DATA PROVIDED

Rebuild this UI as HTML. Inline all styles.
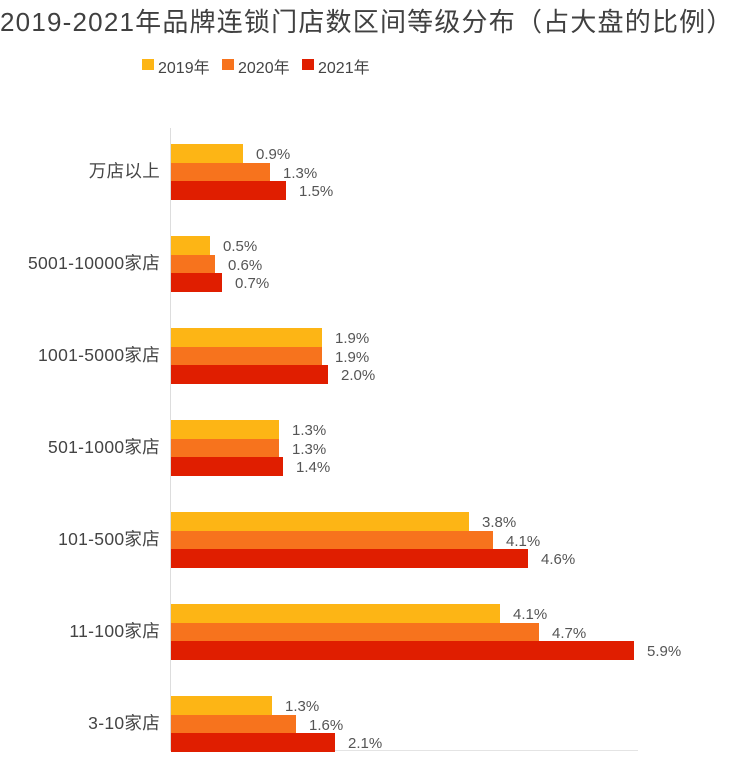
<!DOCTYPE html>
<html><head><meta charset="utf-8"><style>
body{margin:0;width:732px;height:758px;background:#fff;position:relative;overflow:hidden;font-family:"Liberation Sans","Noto Sans CJK SC",sans-serif;}
.t{position:absolute;white-space:nowrap;}
.b{position:absolute;left:171px;height:19px;}
.y{background:#FDB515}.o{background:#F7731D}.r{background:#E01E00}
.v{position:absolute;font-size:15px;color:#555;line-height:19px;}
.c{position:absolute;right:572px;font-size:17.5px;color:#444;text-align:right;line-height:20px;white-space:nowrap;letter-spacing:0.3px;}
</style></head><body>
<div class="t" style="left:0;top:2px;width:732px;text-align:center;font-size:26px;color:#404040;letter-spacing:1.2px;">2019-2021年品牌连锁门店数区间等级分布（占大盘的比例）</div>
<div style="position:absolute;left:142px;top:59px;width:12px;height:11px" class="y"></div>
<div class="t" style="left:158px;top:54px;font-size:16px;color:#444">2019年</div>
<div style="position:absolute;left:222px;top:59px;width:12px;height:11px" class="o"></div>
<div class="t" style="left:238px;top:54px;font-size:16px;color:#444">2020年</div>
<div style="position:absolute;left:302px;top:59px;width:12px;height:11px" class="r"></div>
<div class="t" style="left:318px;top:54px;font-size:16px;color:#444">2021年</div>
<div style="position:absolute;left:170px;top:128px;width:1px;height:623px;background:#ddd"></div>
<div style="position:absolute;left:170px;top:750px;width:468px;height:1px;background:#e4e4e4"></div>
<div id="g"></div>
<script>
var d=[["万店以上",[.9,1.3,1.5],[243,270,286]],["5001-10000家店",[.5,.6,.7],[210,215,222]],["1001-5000家店",[1.9,1.9,2.0],[322,322,328]],["501-1000家店",[1.3,1.3,1.4],[279,279,283]],["101-500家店",[3.8,4.1,4.6],[469,493,528]],["11-100家店",[4.1,4.7,5.9],[500,539,634]],["3-10家店",[1.3,1.6,2.1],[272,296,335]]];
var h="",cl=["y","o","r"];
d.forEach(function(r,i){var top=144+i*92;
h+='<div class="c" style="top:'+(top+17)+'px">'+r[0]+'</div>';
for(var k=0;k<3;k++){var e=r[2][k],w=e-171;var y=top+k*18.5;
h+='<div class="b '+cl[k]+'" style="top:'+y+'px;width:'+w+'px"></div>';
h+='<div class="v" style="left:'+(e+13)+'px;top:'+(y+1)+'px">'+r[1][k].toFixed(1)+'%</div>';}
});
document.getElementById("g").innerHTML=h;
</script>
</body></html>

WHAT YOU WILL DO
In this exercise, set down all of the data exactly, without the pictures.

SOLUTION FOR THIS PROBLEM
Rebuild this UI as HTML. Inline all styles.
<!DOCTYPE html>
<html><head><meta charset="utf-8"><style>
body{margin:0;width:732px;height:758px;background:#fff;position:relative;overflow:hidden;font-family:"Liberation Sans","Noto Sans CJK SC",sans-serif;}
.t{position:absolute;white-space:nowrap;}
.b{position:absolute;left:171px;height:19px;}
.y{background:#FDB515}.o{background:#F7731D}.r{background:#E01E00}
.v{position:absolute;font-size:15px;color:#555;line-height:19px;}
.c{position:absolute;right:572px;font-size:17.5px;color:#444;text-align:right;line-height:20px;white-space:nowrap;letter-spacing:0.3px;}
</style></head><body>
<div class="t" style="left:0;top:2px;width:732px;text-align:center;font-size:26px;color:#404040;letter-spacing:1.2px;">2019-2021年品牌连锁门店数区间等级分布（占大盘的比例）</div>
<div style="position:absolute;left:142px;top:59px;width:12px;height:11px" class="y"></div>
<div class="t" style="left:158px;top:54px;font-size:16px;color:#444">2019年</div>
<div style="position:absolute;left:222px;top:59px;width:12px;height:11px" class="o"></div>
<div class="t" style="left:238px;top:54px;font-size:16px;color:#444">2020年</div>
<div style="position:absolute;left:302px;top:59px;width:12px;height:11px" class="r"></div>
<div class="t" style="left:318px;top:54px;font-size:16px;color:#444">2021年</div>
<div style="position:absolute;left:170px;top:128px;width:1px;height:623px;background:#ddd"></div>
<div style="position:absolute;left:170px;top:750px;width:468px;height:1px;background:#e4e4e4"></div>
<div id="g"></div>
<script>
var d=[["万店以上",[.9,1.3,1.5],[243,270,286]],["5001-10000家店",[.5,.6,.7],[210,215,222]],["1001-5000家店",[1.9,1.9,2.0],[322,322,328]],["501-1000家店",[1.3,1.3,1.4],[279,279,283]],["101-500家店",[3.8,4.1,4.6],[469,493,528]],["11-100家店",[4.1,4.7,5.9],[500,539,634]],["3-10家店",[1.3,1.6,2.1],[272,296,335]]];
var h="",cl=["y","o","r"];
d.forEach(function(r,i){var top=144+i*92;
h+='<div class="c" style="top:'+(top+17)+'px">'+r[0]+'</div>';
for(var k=0;k<3;k++){var e=r[2][k],w=e-171;var y=top+k*18.5;
h+='<div class="b '+cl[k]+'" style="top:'+y+'px;width:'+w+'px"></div>';
h+='<div class="v" style="left:'+(e+13)+'px;top:'+(y+1)+'px">'+r[1][k].toFixed(1)+'%</div>';}
});
document.getElementById("g").innerHTML=h;
</script>
</body></html>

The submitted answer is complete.